# Task:
Copy exactly, leaving out every image, the lines from the one with "Output the Python" through the one with "ax.plot([v0, 100], [i0, i1], **dash)", inclusive.

----- Record set -----

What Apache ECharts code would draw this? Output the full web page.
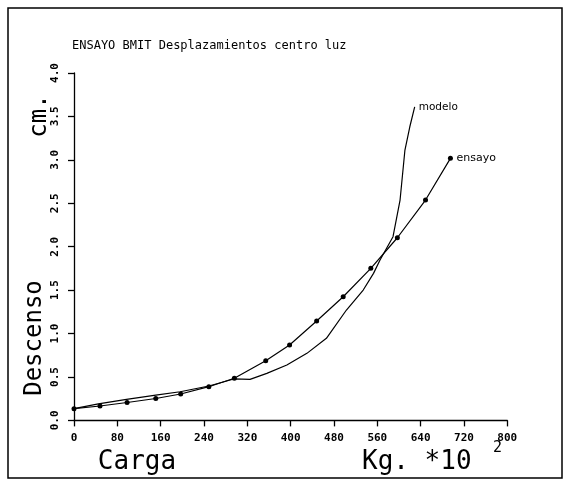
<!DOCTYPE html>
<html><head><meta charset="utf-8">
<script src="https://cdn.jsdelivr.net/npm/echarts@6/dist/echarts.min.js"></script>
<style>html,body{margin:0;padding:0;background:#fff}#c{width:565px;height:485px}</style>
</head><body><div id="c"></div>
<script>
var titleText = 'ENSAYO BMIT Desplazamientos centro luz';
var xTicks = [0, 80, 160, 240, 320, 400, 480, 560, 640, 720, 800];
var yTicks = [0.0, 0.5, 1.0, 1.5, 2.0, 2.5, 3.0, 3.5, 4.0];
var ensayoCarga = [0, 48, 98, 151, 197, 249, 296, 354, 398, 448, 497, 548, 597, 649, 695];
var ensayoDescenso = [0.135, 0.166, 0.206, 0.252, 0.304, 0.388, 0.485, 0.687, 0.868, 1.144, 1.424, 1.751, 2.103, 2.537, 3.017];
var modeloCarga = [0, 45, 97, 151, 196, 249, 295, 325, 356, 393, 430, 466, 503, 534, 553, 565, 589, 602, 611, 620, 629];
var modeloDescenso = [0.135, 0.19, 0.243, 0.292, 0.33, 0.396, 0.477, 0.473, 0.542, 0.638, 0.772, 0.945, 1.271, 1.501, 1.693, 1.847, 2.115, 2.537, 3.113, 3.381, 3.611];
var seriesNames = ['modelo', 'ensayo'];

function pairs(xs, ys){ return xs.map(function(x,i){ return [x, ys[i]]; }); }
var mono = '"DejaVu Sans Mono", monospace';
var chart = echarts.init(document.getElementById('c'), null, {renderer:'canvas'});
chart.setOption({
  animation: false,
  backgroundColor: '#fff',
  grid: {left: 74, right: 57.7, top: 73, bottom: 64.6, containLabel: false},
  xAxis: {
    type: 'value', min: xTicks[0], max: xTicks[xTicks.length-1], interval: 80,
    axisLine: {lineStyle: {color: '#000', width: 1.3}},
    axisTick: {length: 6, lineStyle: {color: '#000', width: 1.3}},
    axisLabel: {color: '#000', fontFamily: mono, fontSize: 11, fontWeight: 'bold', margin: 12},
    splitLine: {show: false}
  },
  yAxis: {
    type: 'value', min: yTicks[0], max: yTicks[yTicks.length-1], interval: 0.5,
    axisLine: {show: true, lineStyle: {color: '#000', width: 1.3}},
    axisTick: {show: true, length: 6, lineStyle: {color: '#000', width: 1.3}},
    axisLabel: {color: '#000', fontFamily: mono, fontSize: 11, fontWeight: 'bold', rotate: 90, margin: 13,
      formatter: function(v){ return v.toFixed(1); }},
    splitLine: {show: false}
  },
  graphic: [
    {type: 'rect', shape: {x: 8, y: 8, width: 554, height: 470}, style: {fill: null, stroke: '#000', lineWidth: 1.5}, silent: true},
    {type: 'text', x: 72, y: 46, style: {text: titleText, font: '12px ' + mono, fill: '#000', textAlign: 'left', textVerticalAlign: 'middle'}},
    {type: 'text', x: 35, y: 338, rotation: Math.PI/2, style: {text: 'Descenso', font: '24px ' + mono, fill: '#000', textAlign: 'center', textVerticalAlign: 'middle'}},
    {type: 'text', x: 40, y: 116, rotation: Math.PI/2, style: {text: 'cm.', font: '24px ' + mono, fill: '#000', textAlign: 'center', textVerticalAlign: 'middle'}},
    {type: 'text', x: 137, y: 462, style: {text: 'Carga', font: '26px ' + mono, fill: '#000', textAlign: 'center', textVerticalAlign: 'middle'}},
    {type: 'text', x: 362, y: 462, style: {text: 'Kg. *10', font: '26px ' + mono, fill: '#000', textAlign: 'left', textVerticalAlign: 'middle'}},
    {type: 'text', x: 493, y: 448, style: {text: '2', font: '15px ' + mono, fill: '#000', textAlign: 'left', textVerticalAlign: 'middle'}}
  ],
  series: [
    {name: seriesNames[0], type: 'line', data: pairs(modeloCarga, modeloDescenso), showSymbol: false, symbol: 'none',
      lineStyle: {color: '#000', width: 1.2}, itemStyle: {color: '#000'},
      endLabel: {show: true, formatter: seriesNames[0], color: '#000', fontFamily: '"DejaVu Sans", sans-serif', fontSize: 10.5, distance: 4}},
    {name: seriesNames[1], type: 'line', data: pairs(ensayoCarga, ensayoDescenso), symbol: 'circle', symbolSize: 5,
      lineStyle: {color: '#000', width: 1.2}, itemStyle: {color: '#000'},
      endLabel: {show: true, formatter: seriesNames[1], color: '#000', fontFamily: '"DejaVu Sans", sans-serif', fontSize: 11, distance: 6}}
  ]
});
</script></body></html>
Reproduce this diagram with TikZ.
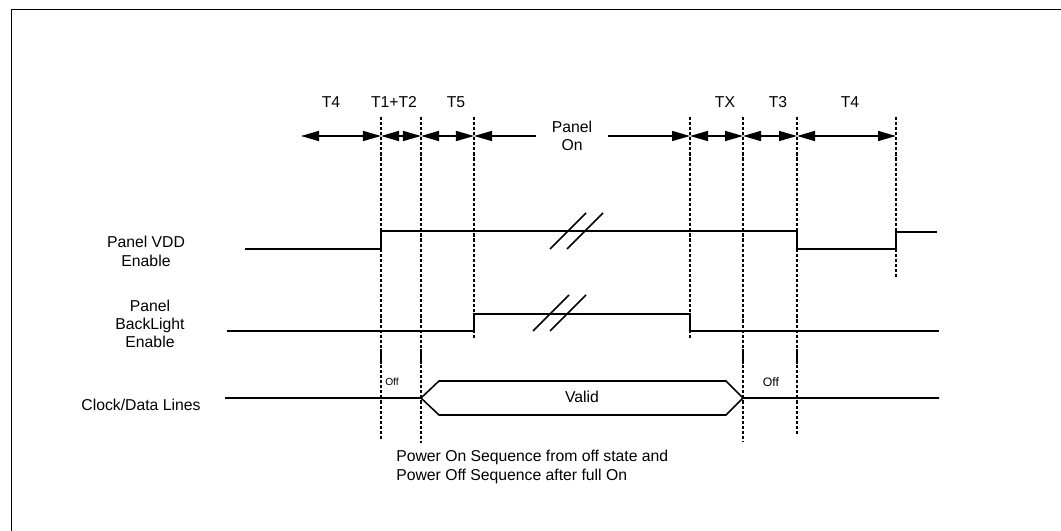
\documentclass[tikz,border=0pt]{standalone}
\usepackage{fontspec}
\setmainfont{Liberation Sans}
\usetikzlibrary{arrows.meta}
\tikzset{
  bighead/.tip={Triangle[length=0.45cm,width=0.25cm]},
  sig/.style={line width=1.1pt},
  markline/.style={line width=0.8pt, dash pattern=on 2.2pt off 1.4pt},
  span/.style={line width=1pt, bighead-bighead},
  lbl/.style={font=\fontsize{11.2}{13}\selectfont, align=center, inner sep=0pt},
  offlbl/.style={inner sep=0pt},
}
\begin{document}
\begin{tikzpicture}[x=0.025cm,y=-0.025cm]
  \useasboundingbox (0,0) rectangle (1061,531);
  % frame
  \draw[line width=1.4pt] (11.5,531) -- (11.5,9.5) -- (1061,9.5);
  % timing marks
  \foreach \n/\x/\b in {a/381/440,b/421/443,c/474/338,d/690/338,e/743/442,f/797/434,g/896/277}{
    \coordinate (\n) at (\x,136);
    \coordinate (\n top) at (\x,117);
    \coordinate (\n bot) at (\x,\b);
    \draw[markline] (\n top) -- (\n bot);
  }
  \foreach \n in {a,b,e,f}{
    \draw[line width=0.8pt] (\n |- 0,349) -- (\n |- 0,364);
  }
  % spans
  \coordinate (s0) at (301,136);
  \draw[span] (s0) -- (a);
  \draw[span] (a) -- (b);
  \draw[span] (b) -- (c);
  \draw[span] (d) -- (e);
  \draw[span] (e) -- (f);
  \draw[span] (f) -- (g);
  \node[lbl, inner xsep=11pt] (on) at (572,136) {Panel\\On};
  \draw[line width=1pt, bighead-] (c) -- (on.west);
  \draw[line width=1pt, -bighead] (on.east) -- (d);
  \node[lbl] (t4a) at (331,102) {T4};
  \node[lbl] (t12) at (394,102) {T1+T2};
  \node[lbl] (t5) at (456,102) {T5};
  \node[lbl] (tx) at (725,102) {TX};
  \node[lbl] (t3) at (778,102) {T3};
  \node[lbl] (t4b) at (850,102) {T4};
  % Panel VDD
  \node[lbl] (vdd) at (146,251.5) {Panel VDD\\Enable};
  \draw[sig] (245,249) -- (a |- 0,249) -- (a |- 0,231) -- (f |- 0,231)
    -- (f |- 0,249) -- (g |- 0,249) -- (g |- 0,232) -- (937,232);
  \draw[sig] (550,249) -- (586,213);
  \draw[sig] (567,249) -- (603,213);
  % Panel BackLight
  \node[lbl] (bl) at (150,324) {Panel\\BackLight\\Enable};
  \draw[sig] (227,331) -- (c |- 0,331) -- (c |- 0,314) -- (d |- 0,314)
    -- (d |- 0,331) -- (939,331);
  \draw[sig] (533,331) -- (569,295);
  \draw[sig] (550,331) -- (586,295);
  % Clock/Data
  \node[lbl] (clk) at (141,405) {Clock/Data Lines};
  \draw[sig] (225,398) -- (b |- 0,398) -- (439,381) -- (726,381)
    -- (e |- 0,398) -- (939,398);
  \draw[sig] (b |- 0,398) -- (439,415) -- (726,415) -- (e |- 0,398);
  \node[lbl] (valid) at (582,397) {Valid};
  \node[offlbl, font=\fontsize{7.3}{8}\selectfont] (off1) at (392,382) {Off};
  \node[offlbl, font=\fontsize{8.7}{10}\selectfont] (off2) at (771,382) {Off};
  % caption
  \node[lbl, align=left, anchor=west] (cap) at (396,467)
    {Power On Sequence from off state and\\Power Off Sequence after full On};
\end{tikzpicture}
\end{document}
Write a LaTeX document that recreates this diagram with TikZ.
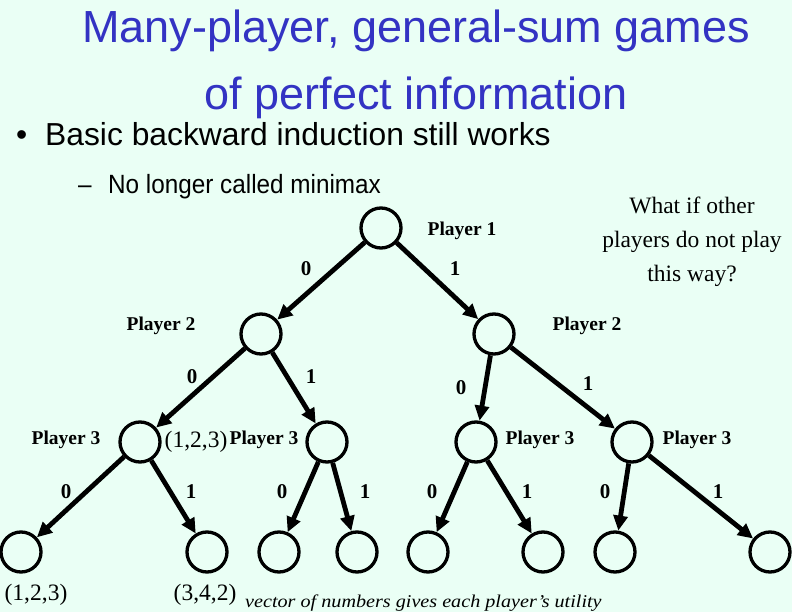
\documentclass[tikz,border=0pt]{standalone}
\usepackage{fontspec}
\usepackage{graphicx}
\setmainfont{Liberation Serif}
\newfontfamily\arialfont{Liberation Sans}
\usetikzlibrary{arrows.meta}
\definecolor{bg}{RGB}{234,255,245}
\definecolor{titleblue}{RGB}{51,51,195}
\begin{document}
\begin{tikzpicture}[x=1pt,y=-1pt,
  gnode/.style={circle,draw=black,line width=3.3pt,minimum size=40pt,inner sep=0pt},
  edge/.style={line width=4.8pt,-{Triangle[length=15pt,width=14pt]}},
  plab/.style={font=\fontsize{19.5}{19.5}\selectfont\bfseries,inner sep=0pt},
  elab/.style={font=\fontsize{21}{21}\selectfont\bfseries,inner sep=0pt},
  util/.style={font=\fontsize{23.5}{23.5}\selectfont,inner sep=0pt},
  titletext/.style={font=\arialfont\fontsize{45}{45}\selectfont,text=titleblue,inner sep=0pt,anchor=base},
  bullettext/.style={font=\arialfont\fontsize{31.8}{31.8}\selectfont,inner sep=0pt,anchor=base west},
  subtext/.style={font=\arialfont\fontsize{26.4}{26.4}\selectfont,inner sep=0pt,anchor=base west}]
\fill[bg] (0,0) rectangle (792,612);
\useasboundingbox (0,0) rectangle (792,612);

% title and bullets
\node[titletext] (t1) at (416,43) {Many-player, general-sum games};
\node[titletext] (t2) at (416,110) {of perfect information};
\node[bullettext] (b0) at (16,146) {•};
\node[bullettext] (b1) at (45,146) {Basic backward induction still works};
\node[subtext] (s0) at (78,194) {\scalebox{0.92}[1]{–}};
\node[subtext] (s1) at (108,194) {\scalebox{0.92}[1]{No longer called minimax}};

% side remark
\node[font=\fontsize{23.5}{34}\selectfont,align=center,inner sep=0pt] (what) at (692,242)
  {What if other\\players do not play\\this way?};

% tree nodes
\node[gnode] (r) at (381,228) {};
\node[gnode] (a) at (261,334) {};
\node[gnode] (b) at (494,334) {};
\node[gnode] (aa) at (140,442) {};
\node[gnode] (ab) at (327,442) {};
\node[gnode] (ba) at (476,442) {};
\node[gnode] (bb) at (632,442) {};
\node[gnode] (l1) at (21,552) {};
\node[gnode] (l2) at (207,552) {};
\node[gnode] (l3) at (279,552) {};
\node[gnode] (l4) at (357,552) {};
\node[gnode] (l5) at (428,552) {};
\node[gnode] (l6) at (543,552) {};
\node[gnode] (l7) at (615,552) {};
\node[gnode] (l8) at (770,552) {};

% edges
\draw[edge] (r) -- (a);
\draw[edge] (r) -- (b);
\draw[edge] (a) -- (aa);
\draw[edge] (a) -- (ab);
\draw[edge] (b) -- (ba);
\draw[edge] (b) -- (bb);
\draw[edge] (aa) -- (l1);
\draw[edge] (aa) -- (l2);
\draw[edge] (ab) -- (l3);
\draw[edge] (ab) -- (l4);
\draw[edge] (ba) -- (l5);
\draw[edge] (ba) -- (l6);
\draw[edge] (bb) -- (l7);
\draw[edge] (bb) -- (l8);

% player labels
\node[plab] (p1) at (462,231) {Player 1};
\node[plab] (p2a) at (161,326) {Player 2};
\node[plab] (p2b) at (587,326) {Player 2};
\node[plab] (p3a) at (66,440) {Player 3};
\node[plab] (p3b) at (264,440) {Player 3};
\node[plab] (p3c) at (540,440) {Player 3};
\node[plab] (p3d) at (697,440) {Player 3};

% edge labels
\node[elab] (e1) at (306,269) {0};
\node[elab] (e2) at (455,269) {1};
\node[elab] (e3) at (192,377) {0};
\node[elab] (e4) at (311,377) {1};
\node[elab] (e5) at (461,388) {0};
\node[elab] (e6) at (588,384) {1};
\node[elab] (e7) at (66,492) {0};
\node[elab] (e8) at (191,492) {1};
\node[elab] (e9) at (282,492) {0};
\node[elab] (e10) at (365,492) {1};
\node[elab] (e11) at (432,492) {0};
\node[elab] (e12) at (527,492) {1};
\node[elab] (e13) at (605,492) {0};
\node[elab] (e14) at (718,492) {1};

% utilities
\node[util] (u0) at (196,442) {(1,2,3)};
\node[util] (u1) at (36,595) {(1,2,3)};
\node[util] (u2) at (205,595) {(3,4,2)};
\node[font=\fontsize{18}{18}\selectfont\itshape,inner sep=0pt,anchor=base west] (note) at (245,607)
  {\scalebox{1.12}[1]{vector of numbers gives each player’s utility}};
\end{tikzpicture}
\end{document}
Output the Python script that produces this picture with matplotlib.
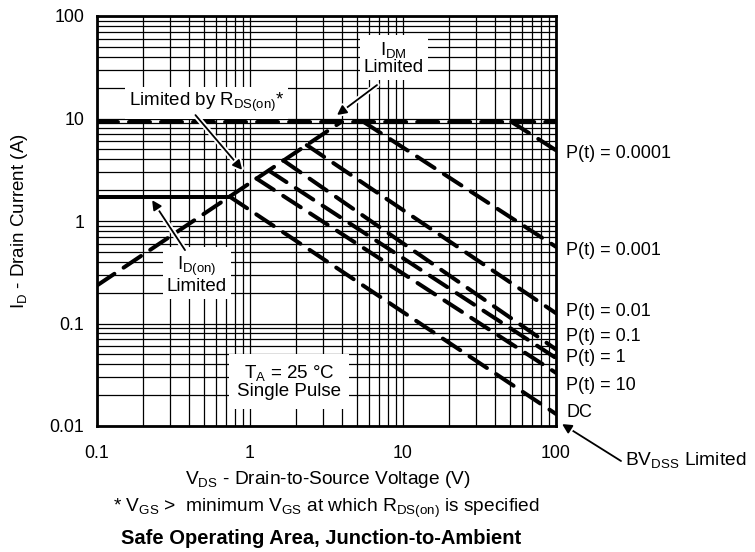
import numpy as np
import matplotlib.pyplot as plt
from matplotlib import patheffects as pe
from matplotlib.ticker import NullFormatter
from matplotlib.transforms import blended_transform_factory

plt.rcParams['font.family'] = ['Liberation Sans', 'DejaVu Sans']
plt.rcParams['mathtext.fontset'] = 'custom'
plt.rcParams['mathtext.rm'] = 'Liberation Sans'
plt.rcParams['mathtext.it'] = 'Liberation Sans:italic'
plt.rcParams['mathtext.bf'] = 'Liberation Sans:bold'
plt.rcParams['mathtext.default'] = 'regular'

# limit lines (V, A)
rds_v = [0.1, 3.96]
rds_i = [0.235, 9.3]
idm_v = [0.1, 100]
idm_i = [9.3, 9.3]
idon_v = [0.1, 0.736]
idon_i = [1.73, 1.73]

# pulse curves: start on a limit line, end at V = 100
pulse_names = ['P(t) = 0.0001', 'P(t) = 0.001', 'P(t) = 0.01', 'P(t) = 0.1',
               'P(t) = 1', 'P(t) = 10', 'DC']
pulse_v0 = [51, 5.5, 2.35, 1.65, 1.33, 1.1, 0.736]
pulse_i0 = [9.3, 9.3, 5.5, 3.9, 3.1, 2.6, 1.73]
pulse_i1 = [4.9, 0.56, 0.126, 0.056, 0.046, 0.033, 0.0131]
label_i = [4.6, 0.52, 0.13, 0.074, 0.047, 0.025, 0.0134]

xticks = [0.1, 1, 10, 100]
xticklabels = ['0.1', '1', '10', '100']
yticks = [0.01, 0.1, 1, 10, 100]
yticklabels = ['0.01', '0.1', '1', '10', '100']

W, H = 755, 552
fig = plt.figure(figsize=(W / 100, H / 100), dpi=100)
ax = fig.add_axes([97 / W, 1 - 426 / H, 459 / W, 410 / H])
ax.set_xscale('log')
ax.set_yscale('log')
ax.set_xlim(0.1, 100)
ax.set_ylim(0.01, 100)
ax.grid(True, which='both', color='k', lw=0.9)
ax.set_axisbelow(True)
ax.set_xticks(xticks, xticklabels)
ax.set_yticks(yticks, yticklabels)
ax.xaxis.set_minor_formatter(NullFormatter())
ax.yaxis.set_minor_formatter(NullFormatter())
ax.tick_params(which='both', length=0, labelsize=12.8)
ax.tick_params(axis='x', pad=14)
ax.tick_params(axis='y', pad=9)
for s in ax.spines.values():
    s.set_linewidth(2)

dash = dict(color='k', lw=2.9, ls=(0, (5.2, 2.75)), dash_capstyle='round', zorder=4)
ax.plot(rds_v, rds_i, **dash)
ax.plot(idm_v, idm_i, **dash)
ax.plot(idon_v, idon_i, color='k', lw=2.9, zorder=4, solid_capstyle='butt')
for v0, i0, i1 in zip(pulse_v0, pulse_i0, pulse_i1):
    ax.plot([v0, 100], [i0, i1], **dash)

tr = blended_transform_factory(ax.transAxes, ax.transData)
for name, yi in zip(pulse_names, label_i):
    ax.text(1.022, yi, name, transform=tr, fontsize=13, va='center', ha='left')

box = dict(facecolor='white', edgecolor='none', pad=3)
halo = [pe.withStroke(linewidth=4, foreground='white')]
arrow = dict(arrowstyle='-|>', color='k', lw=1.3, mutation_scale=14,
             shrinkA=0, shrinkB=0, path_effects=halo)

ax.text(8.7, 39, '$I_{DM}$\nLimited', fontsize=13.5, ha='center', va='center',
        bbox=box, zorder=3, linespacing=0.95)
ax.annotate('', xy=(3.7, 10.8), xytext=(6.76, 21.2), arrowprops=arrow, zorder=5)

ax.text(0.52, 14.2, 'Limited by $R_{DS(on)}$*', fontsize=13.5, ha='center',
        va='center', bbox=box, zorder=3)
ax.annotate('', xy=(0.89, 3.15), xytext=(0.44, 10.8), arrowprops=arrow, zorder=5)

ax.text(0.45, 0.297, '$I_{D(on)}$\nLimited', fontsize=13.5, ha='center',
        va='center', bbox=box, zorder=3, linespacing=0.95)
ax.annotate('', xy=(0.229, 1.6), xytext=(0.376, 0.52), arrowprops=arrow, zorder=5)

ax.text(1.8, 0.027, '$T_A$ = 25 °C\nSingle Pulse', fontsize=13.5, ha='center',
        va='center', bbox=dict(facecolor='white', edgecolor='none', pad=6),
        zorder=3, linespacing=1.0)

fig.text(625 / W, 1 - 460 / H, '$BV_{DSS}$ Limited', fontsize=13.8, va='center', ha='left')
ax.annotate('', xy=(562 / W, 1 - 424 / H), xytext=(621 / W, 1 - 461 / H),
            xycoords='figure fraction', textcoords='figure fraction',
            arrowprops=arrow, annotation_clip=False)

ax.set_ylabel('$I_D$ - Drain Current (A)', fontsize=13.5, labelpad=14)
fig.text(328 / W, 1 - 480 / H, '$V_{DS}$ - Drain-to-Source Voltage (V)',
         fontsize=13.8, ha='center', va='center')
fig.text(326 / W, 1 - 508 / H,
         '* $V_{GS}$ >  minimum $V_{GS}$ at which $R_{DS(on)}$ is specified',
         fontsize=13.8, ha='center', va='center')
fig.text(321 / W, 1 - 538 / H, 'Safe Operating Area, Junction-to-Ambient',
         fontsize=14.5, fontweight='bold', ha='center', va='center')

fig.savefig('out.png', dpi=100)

-----

# Exercise answer:
Output the Python script that produces this picture with matplotlib.
import numpy as np
import matplotlib.pyplot as plt
from matplotlib import patheffects as pe
from matplotlib.ticker import NullFormatter
from matplotlib.transforms import blended_transform_factory

plt.rcParams['font.family'] = ['Liberation Sans', 'DejaVu Sans']
plt.rcParams['mathtext.fontset'] = 'custom'
plt.rcParams['mathtext.rm'] = 'Liberation Sans'
plt.rcParams['mathtext.it'] = 'Liberation Sans:italic'
plt.rcParams['mathtext.bf'] = 'Liberation Sans:bold'
plt.rcParams['mathtext.default'] = 'regular'

# limit lines (V, A)
rds_v = [0.1, 3.96]
rds_i = [0.235, 9.3]
idm_v = [0.1, 100]
idm_i = [9.3, 9.3]
idon_v = [0.1, 0.736]
idon_i = [1.73, 1.73]

# pulse curves: start on a limit line, end at V = 100
pulse_names = ['P(t) = 0.0001', 'P(t) = 0.001', 'P(t) = 0.01', 'P(t) = 0.1',
               'P(t) = 1', 'P(t) = 10', 'DC']
pulse_v0 = [51, 5.5, 2.35, 1.65, 1.33, 1.1, 0.736]
pulse_i0 = [9.3, 9.3, 5.5, 3.9, 3.1, 2.6, 1.73]
pulse_i1 = [4.9, 0.56, 0.126, 0.056, 0.046, 0.033, 0.0131]
label_i = [4.6, 0.52, 0.13, 0.074, 0.047, 0.025, 0.0134]

xticks = [0.1, 1, 10, 100]
xticklabels = ['0.1', '1', '10', '100']
yticks = [0.01, 0.1, 1, 10, 100]
yticklabels = ['0.01', '0.1', '1', '10', '100']

W, H = 755, 552
fig = plt.figure(figsize=(W / 100, H / 100), dpi=100)
ax = fig.add_axes([97 / W, 1 - 426 / H, 459 / W, 410 / H])
ax.set_xscale('log')
ax.set_yscale('log')
ax.set_xlim(0.1, 100)
ax.set_ylim(0.01, 100)
ax.grid(True, which='both', color='k', lw=0.9)
ax.set_axisbelow(True)
ax.set_xticks(xticks, xticklabels)
ax.set_yticks(yticks, yticklabels)
ax.xaxis.set_minor_formatter(NullFormatter())
ax.yaxis.set_minor_formatter(NullFormatter())
ax.tick_params(which='both', length=0, labelsize=12.8)
ax.tick_params(axis='x', pad=14)
ax.tick_params(axis='y', pad=9)
for s in ax.spines.values():
    s.set_linewidth(2)

dash = dict(color='k', lw=2.9, ls=(0, (5.2, 2.75)), dash_capstyle='round', zorder=4)
ax.plot(rds_v, rds_i, **dash)
ax.plot(idm_v, idm_i, **dash)
ax.plot(idon_v, idon_i, color='k', lw=2.9, zorder=4, solid_capstyle='butt')
for v0, i0, i1 in zip(pulse_v0, pulse_i0, pulse_i1):
    ax.plot([v0, 100], [i0, i1], **dash)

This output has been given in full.